Elle se mit en route pour la France en 1671. On lui dépêcha trois évêques à la frontière pour l'instruire dans la religion catholique, qui devait être désormais la sienne. Les prélats commencèrent leur oeuvre à Metz et la terminèrent à leur arrivée à Versailles. La nouvelle duchesse d'Orléans était en tous points l'opposé de celle dont Bossuet fit l'oraison funèbre. La cour, qui avait admiré dans la première Madame le type de l'élégance et de la beauté, trouvait dans la seconde celui de la rudesse et de la laideur. Autant l'une était coquette, autant l'autre l'était peu. C'était, pour la princesse Palatine, une sorte de plaisir d'exagérer elle-même ce qu'elle pensait de son physique: «J'ai de grandes joues pendantes et un grand visage, écrivait-elle. Cependant je suis très petite de taille, courte et grosse; somme totale, je suis un petit laideron. Si je n'avais bon coeur, on ne me supporterait nulle part. Pour savoir si mes yeux annoncent de l'esprit, il faudrait les examiner au microscope ou avec des conserves; autrement il serait difficile d'en juger. On ne trouverait pas probablement sur toute la terre des mains aussi vilaines que les miennes. Le roi m'en a fait l'observation et m'a fait rire de bon coeur; car, n'ayant pu me flatter, en conscience, d'avoir quelque chose de joli, j'ai pris le parti de rire la première de ma laideur, cela m'a très bien réussi.»
Si la princesse Palatine n'éblouissait pas la cour, en revanche la cour ne l'éblouissait guère.
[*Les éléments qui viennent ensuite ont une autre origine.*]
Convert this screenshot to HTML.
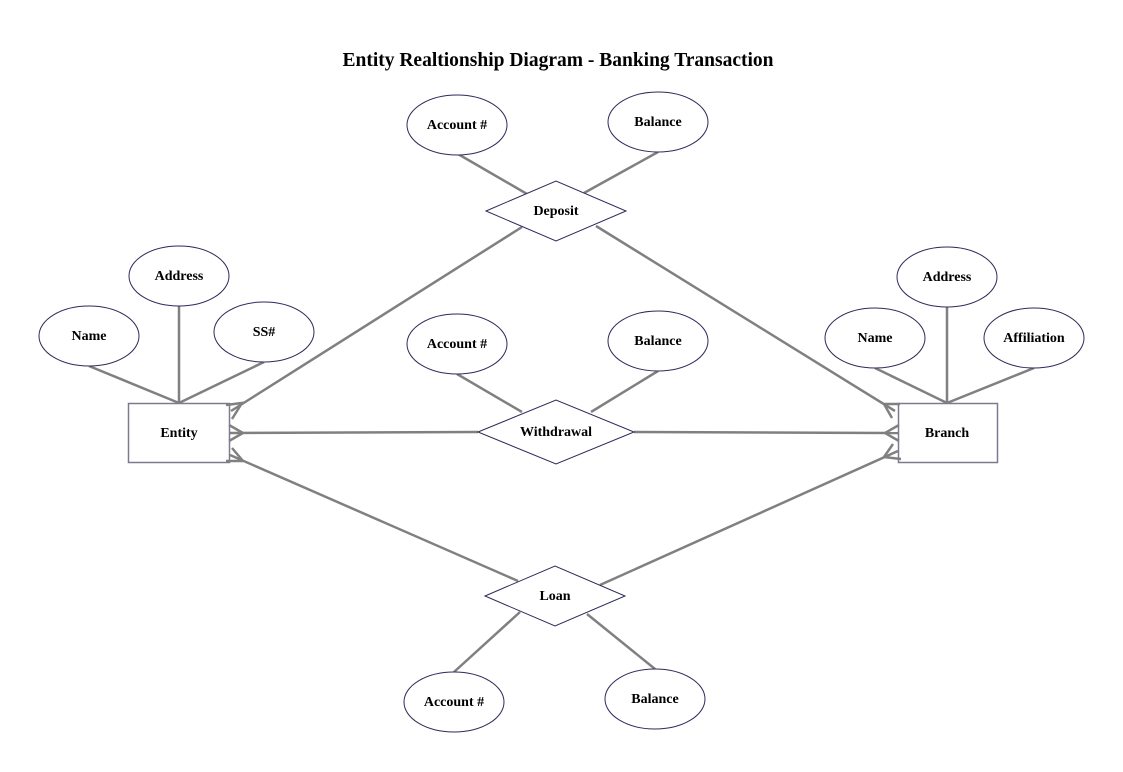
<!DOCTYPE html>
<html><head><meta charset="utf-8"><style>
html,body{margin:0;padding:0;background:#fff}
svg{display:block}
text{font-family:"Liberation Serif",serif;font-weight:bold;font-size:14px;fill:#000}
</style></head><body>
<svg width="1123" height="772" viewBox="0 0 1123 772" xmlns="http://www.w3.org/2000/svg">
<text x="558" y="66" text-anchor="middle" style="font-size:19.5px">Entity Realtionship Diagram - Banking Transaction</text>
<g stroke="#808080" stroke-width="2.5" fill="none">
<line x1="458" y1="154" x2="527" y2="194"/>
<line x1="658" y1="152" x2="584" y2="193"/>
<line x1="522" y1="227" x2="231" y2="411"/>
<line x1="596" y1="226" x2="895" y2="411"/>
<line x1="89" y1="366" x2="179" y2="403"/>
<line x1="179" y1="306" x2="179" y2="403"/>
<line x1="264" y1="362" x2="179" y2="403"/>
<line x1="478" y1="432" x2="230" y2="433"/>
<line x1="634" y1="432" x2="898" y2="433"/>
<line x1="457" y1="374" x2="522" y2="412"/>
<line x1="658" y1="371" x2="591" y2="412"/>
<line x1="518" y1="581" x2="230" y2="455"/>
<line x1="600" y1="585" x2="898" y2="451"/>
<line x1="520" y1="612" x2="454" y2="672"/>
<line x1="587" y1="614" x2="655" y2="669"/>
<line x1="875" y1="368" x2="947" y2="403"/>
<line x1="947" y1="307" x2="947" y2="403"/>
<line x1="1034" y1="368" x2="947" y2="403"/>
</g>
<g stroke="#2b2b5a" stroke-width="1" fill="#fff">
<ellipse cx="457" cy="125" rx="50" ry="30"/>
<ellipse cx="658" cy="122" rx="50" ry="30"/>
<ellipse cx="179" cy="276" rx="50" ry="30"/>
<ellipse cx="89" cy="336" rx="50" ry="30"/>
<ellipse cx="264" cy="332" rx="50" ry="30"/>
<ellipse cx="457" cy="344" rx="50" ry="30"/>
<ellipse cx="658" cy="341" rx="50" ry="30"/>
<ellipse cx="947" cy="277" rx="50" ry="30"/>
<ellipse cx="875" cy="338" rx="50" ry="30"/>
<ellipse cx="1034" cy="338" rx="50" ry="30"/>
<ellipse cx="454" cy="702" rx="50" ry="30"/>
<ellipse cx="655" cy="699" rx="50" ry="30"/>
<polygon points="486,211 556,181 626,211 556,241"/>
<polygon points="478,432 556,400 634,432 556,464"/>
<polygon points="485,596 555,566 625,596 555,626"/>
</g>
<g stroke="#7a7a90" stroke-width="1.5" fill="#fff">
<rect x="128.5" y="403.5" width="101" height="59"/>
<rect x="898.5" y="403.5" width="99" height="59"/>
</g>
<g stroke="#808080" stroke-width="2.5" fill="none">
<polyline points="232,419 242,403 226,405"/>
<polyline points="229,425 243,433 229,441"/>
<polyline points="226,461 243,461 232,448"/>
<polyline points="900,404 884,404 892,418"/>
<polyline points="899,425 885,433 899,441"/>
<polyline points="901,459 884,457 893,444"/>
</g>
<g text-anchor="middle">
<text x="457" y="129">Account #</text>
<text x="658" y="126">Balance</text>
<text x="556" y="215">Deposit</text>
<text x="179" y="280">Address</text>
<text x="89" y="340">Name</text>
<text x="264" y="336">SS#</text>
<text x="457" y="348">Account #</text>
<text x="658" y="345">Balance</text>
<text x="556" y="436">Withdrawal</text>
<text x="179" y="437">Entity</text>
<text x="947" y="437">Branch</text>
<text x="947" y="281">Address</text>
<text x="875" y="342">Name</text>
<text x="1034" y="342">Affiliation</text>
<text x="555" y="600">Loan</text>
<text x="454" y="706">Account #</text>
<text x="655" y="703">Balance</text>
</g>
</svg>
</body></html>
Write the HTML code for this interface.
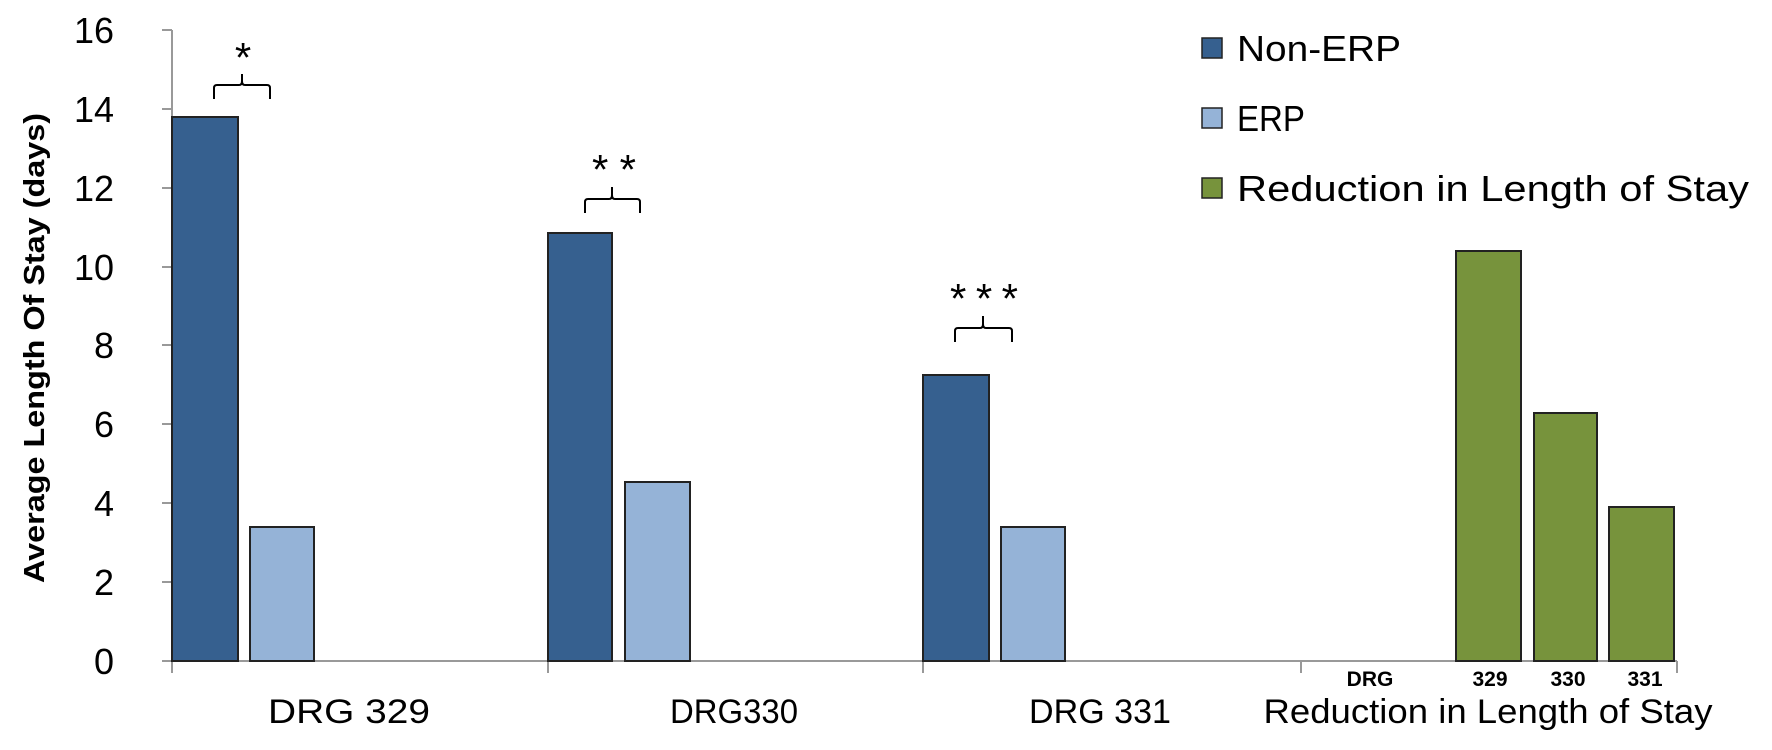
<!DOCTYPE html>
<html><head><meta charset="utf-8"><style>body{margin:0;background:#fff}svg{display:block}text{font-family:"Liberation Sans",sans-serif}</style></head><body>
<svg width="1772" height="750" xmlns="http://www.w3.org/2000/svg">
<g stroke="#999" stroke-width="2">
<line x1="172" y1="30" x2="172" y2="661"/>
<line x1="162" y1="661" x2="1677" y2="661"/>
<line x1="162" y1="30" x2="172" y2="30"/><line x1="162" y1="109" x2="172" y2="109"/>
<line x1="162" y1="188" x2="172" y2="188"/><line x1="162" y1="267" x2="172" y2="267"/>
<line x1="162" y1="345" x2="172" y2="345"/><line x1="162" y1="424" x2="172" y2="424"/>
<line x1="162" y1="503" x2="172" y2="503"/><line x1="162" y1="582" x2="172" y2="582"/>
<line x1="172" y1="661" x2="172" y2="673"/><line x1="548" y1="661" x2="548" y2="673"/>
<line x1="923" y1="661" x2="923" y2="673"/><line x1="1301" y1="661" x2="1301" y2="673"/>
<line x1="1677" y1="661" x2="1677" y2="673"/>
</g>
<g font-size="36" text-anchor="end" fill="#000">
<text x="114" y="43">16</text><text x="114" y="122">14</text><text x="114" y="201">12</text>
<text x="114" y="280">10</text><text x="114" y="358">8</text><text x="114" y="437">6</text>
<text x="114" y="516">4</text><text x="114" y="595">2</text><text x="114" y="674">0</text>
</g>
<text transform="translate(44,348) rotate(-90)" text-anchor="middle" font-size="29" font-weight="bold" textLength="470" lengthAdjust="spacingAndGlyphs">Average Length Of Stay (days)</text>
<g stroke="#222" stroke-width="2">
<rect x="172" y="117" width="66" height="544" fill="#36608f"/>
<rect x="250" y="527" width="64" height="134" fill="#95b3d7"/>
<rect x="548" y="233" width="64" height="428" fill="#36608f"/>
<rect x="625" y="482" width="65" height="179" fill="#95b3d7"/>
<rect x="923" y="375" width="66" height="286" fill="#36608f"/>
<rect x="1001" y="527" width="64" height="134" fill="#95b3d7"/>
<rect x="1456" y="251" width="65" height="410" fill="#77933c"/>
<rect x="1534" y="413" width="63" height="248" fill="#77933c"/>
<rect x="1609" y="507" width="65" height="154" fill="#77933c"/>
</g>
<g fill="none" stroke="#000" stroke-width="2">
<path d="M214,99 V88 Q214,85 217,85 H239 Q242,85 242,81 V74 M242,81 Q242,85 245,85 H267 Q270,85 270,88 V99"/>
<path d="M585,213 V202 Q585,199 588,199 H609 Q612,199 612,195 V187 M612,195 Q612,199 615,199 H637 Q640,199 640,202 V213"/>
<path d="M955,342 V331 Q955,328 958,328 H980 Q983,328 983,324 V316 M983,324 Q983,328 986,328 H1009 Q1012,328 1012,331 V342"/>
</g>
<g font-size="42" text-anchor="middle">
<text x="243" y="72">*</text>
<text x="614" y="184" textLength="44" lengthAdjust="spacing">**</text>
<text x="984" y="313" textLength="68" lengthAdjust="spacing">***</text>
</g>
<g font-size="34" text-anchor="middle">
<text x="349" y="723" textLength="162" lengthAdjust="spacingAndGlyphs">DRG 329</text>
<text x="734" y="723" textLength="128" lengthAdjust="spacingAndGlyphs">DRG330</text>
<text x="1100" y="723" textLength="142" lengthAdjust="spacingAndGlyphs">DRG 331</text>
<text x="1488" y="723" textLength="449" lengthAdjust="spacingAndGlyphs">Reduction in Length of Stay</text>
</g>
<g font-size="21" font-weight="bold" text-anchor="middle">
<text x="1370" y="686">DRG</text><text x="1490" y="686">329</text>
<text x="1568" y="686">330</text><text x="1645" y="686">331</text>
</g>
<g stroke="#222" stroke-width="1.5">
<rect x="1202" y="38" width="20" height="20" fill="#36608f"/>
<rect x="1202" y="108" width="20" height="20" fill="#95b3d7"/>
<rect x="1202" y="178" width="20" height="20" fill="#77933c"/>
</g>
<g font-size="36">
<text x="1237" y="61" textLength="164" lengthAdjust="spacingAndGlyphs">Non-ERP</text>
<text x="1237" y="131" textLength="68" lengthAdjust="spacingAndGlyphs">ERP</text>
<text x="1237" y="201" textLength="512" lengthAdjust="spacingAndGlyphs">Reduction in Length of Stay</text>
</g>
</svg>
</body></html>
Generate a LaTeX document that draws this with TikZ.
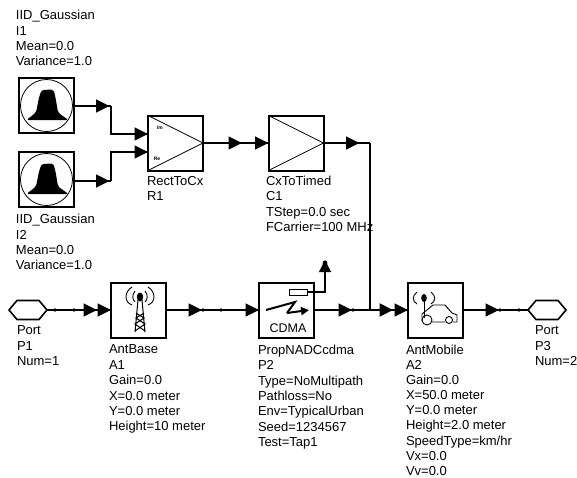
\documentclass[tikz,border=0pt]{standalone}
\usepackage{fontspec}
\setmainfont{Liberation Sans}
\usepackage{tikz}
\usetikzlibrary{arrows.meta,decorations.markings,shapes.symbols}

\begin{document}
\begin{tikzpicture}[
  x=1pt, y=-1pt,
  block/.style={draw, line width=2pt, minimum size=55pt, inner sep=0pt, outer sep=0pt},
  port/.style={draw, line width=1.6pt, signal, signal to=west and east, signal pointer angle=100,
    minimum width=38pt, minimum height=19pt, inner sep=0pt, outer sep=0pt},
  label/.style={anchor=north west, align=left, inner sep=0pt, outer sep=0pt,
    font=\fontsize{13}{15.35}\selectfont},
  wire/.style={line width=1.2pt},
  bus/.style={line width=2.1pt},
  thin icon/.style={line width=0.8pt},
  headtip/.style={-{Triangle[length=13.5pt,width=13pt]}},
  headat/.style={postaction={decorate, decoration={markings,
    mark=at position #1 with {\arrow{Triangle[length=13.5pt,width=13pt]}}}}},
  dotat/.style={postaction={decorate, decoration={markings,
    mark=at position #1 with {\fill circle[radius=1.9pt];}}}}
]
\path[use as bounding box] (0,0) rectangle (577,477);

% Sources and converters along the top.
\node[block] (I1) at (46,105.5) {};
\node[block] (I2) at (46,179.5) {};
\node[block] (R1) at (175.5,143) {};
\node[block] (C1) at (296,143) {};
\foreach \g in {I1,I2} {
  \begin{scope}[shift={(\g.center)}]
    \draw[thin icon] (0.5,0) circle[radius=26pt];
    \fill[rounded corners=2pt] (-19.5,14.5) -- (-10,7) -- (-7,-8) -- (-4.5,-15.5) -- (7.5,-16)
      -- (9.5,-8) -- (12,7) -- (22.5,14.5) -- cycle;
  \end{scope}
}
\draw[thin icon] (R1.north west) -- (R1.east) -- (R1.south west);
\draw[thin icon] (C1.north west) -- (C1.east) -- (C1.south west);
\node[inner sep=0pt, font=\bfseries\fontsize{5}{5}\selectfont] (R1im) at (160,128) {Im};
\node[inner sep=0pt, font=\bfseries\fontsize{5}{5}\selectfont] (R1re) at (157,159) {Re};

% Bottom row.
\node[port] (P1) at (28,310) {};
\node[block] (A1) at (138.5,310) {};
\node[block] (P2) at (286.5,310) {};
\node[block] (A2) at (435.5,310) {};
\node[port] (P3) at (547,310) {};

% Tower inside A1.
\draw[line width=0.9pt] (132,287) .. controls (124,292) and (124,302) .. (132,305);
\draw[line width=0.9pt] (148,287) .. controls (156,292) and (156,302) .. (148,305);
\draw[line width=0.9pt] (135,291) .. controls (132,295) and (132,299) .. (135,302);
\draw[line width=0.9pt] (145,291) .. controls (148,295) and (148,299) .. (145,302);
\fill (140,297) ellipse[x radius=3.2pt, y radius=4.5pt];
\draw[line width=1pt] (138,300) -- (135,332) (142,300) -- (145,332)
  (136,313) -- (144,318) -- (135,324) -- (145,331) (144,313) -- (136,318) -- (145,324) -- (135,331);

% Radio link inside P2.
\draw[line width=2pt] (266,310) -- (295,302) -- (287,313);
\draw[line width=2pt, -{Triangle[length=8pt,width=8pt]}] (287,313) -- (309,310);
\node[inner sep=0pt, font=\fontsize{12.5}{12}\selectfont] (P2text) at (288,328) {CDMA};
\node[draw, line width=0.8pt, minimum width=18pt, minimum height=6pt, inner sep=0pt, outer sep=0pt] (tap) at (298,292) {};
\coordinate (tapend) at (325,263);
\draw[line width=1.1pt, -{Triangle[length=12pt,width=12pt]}] (tap.east) -| ([yshift=3pt]tapend);
\fill (tapend) circle[radius=2.4pt];

% Car inside A2.
\draw[line width=0.9pt] (417,292) .. controls (412,296) and (412,301) .. (417,304);
\draw[line width=0.9pt] (431,292) .. controls (436,296) and (436,301) .. (431,304);
\fill (424,298) ellipse[x radius=2.8pt, y radius=4pt];
\draw[line width=0.9pt] (424,300) -- (424,318);
\draw[line width=0.9pt] (422,321) -- (422,314) -- (433,305) -- (445,305) -- (452,313)
  -- (457,315) -- (457,322) -- (453,322) (445,322) -- (432,322);
\draw[line width=0.9pt] (427,320) circle[radius=5pt];
\draw[line width=0.9pt] (449,320) circle[radius=3.5pt];

% Labels.
\node[label] (I1text) at (16,10.5) {IID\_Gaussian\\I1\\Mean=0.0\\Variance=1.0};
\node[label] (I2text) at (16,214.5) {IID\_Gaussian\\I2\\Mean=0.0\\Variance=1.0};
\node[label] (R1text) at (147,176) {RectToCx\\R1};
\node[label] (C1text) at (266,176) {CxToTimed\\C1\\TStep=0.0 sec\\FCarrier=100 MHz};
\node[label] (P1text) at (17,326) {Port\\P1\\Num=1};
\node[label] (A1text) at (109,345) {AntBase\\A1\\Gain=0.0\\X=0.0 meter\\Y=0.0 meter\\Height=10 meter};
\node[label] (P2text2) at (258,345) {PropNADCcdma\\P2\\Type=NoMultipath\\Pathloss=No\\Env=TypicalUrban\\Seed=1234567\\Test=Tap1};
\node[label, font=\fontsize{13}{15.1}\selectfont] (A2text) at (406,345) {AntMobile\\A2\\Gain=0.0\\X=50.0 meter\\Y=0.0 meter\\Height=2.0 meter\\SpeedType=km/hr\\Vx=0.0\\Vv=0.0};
\node[label] (P3text) at (535,326) {Port\\P3\\Num=2};

% Connectors, with their heads along the way.
\coordinate (imin) at (R1.west |- 0,134);
\coordinate (rein) at (R1.west |- 0,152);
\coordinate (turnA) at (111,106);
\coordinate (turnB) at (111,181);
\coordinate (turnC) at (370,143);
\coordinate (join) at (370,310);
\draw[wire, headat=36pt] (I1.east |- turnA) -- (turnA);
\draw[wire, headat=36pt] (I2.east |- turnB) -- (turnB);
\draw[bus] (turnA) |- (imin);
\draw[bus] (turnB) |- (rein);
\draw[wire, headat=39pt] (R1.east) -- (C1.west);
\draw[wire, headat=36pt] (C1.east) -- (turnC);
\draw[bus] (turnC) -- (join);
\draw[wire, dotat=8pt, dotat=27pt, headat=50pt] (P1.east) -- (A1.west);
\draw[wire, headat=36pt, dotat=37pt, dotat=55pt] (A1.east) -- (P2.west);
\draw[wire, headat=38pt, dotat=39pt] (P2.east) -- (join);
\draw[bus, headat=23pt] (join) -- (A2.west);
\draw[wire, headat=36pt, dotat=37pt, dotat=56pt] (A2.east) -- (P3.west);
% Heads right at the block inputs.
\draw[wire, headtip] ([xshift=-13pt]imin) -- (imin);
\draw[wire, headtip] ([xshift=-13pt]rein) -- (rein);
\draw[wire, headtip] ([xshift=-13pt]C1.west) -- (C1.west);
\draw[wire, headtip] ([xshift=-13pt]A1.west) -- (A1.west);
\draw[wire, headtip] ([xshift=-13pt]P2.west) -- (P2.west);
\draw[wire, headtip] ([xshift=-13pt]A2.west) -- (A2.west);
\end{tikzpicture}
\end{document}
Versailles et ses splendeurs la laissent insensible. «J'aime mieux, écrivait-elle, voir des arbres et des prairies que les plus beaux palais; j'aime mieux un jardin potager que des jardins ornés de statues et de jets d'eau; un ruisseau me plaît davantage que de somptueuses cascades; en un mot, tout ce qui est naturel est infiniment plus de mon goût que les oeuvres de l'art et de la magnificence; elles ne plaisent qu'au premier aspect, et, aussitôt qu'on y est habitué, elles inspirent la fatigue, et l'on ne s'en soucie plus.» Ce qu'aimait, ce que regrettait Madame, c'était son Rhin allemand, c'étaient les collines où, enfant, elle allait voir se lever le soleil, et où elle mangeait des cerises avec un bon morceau de pain.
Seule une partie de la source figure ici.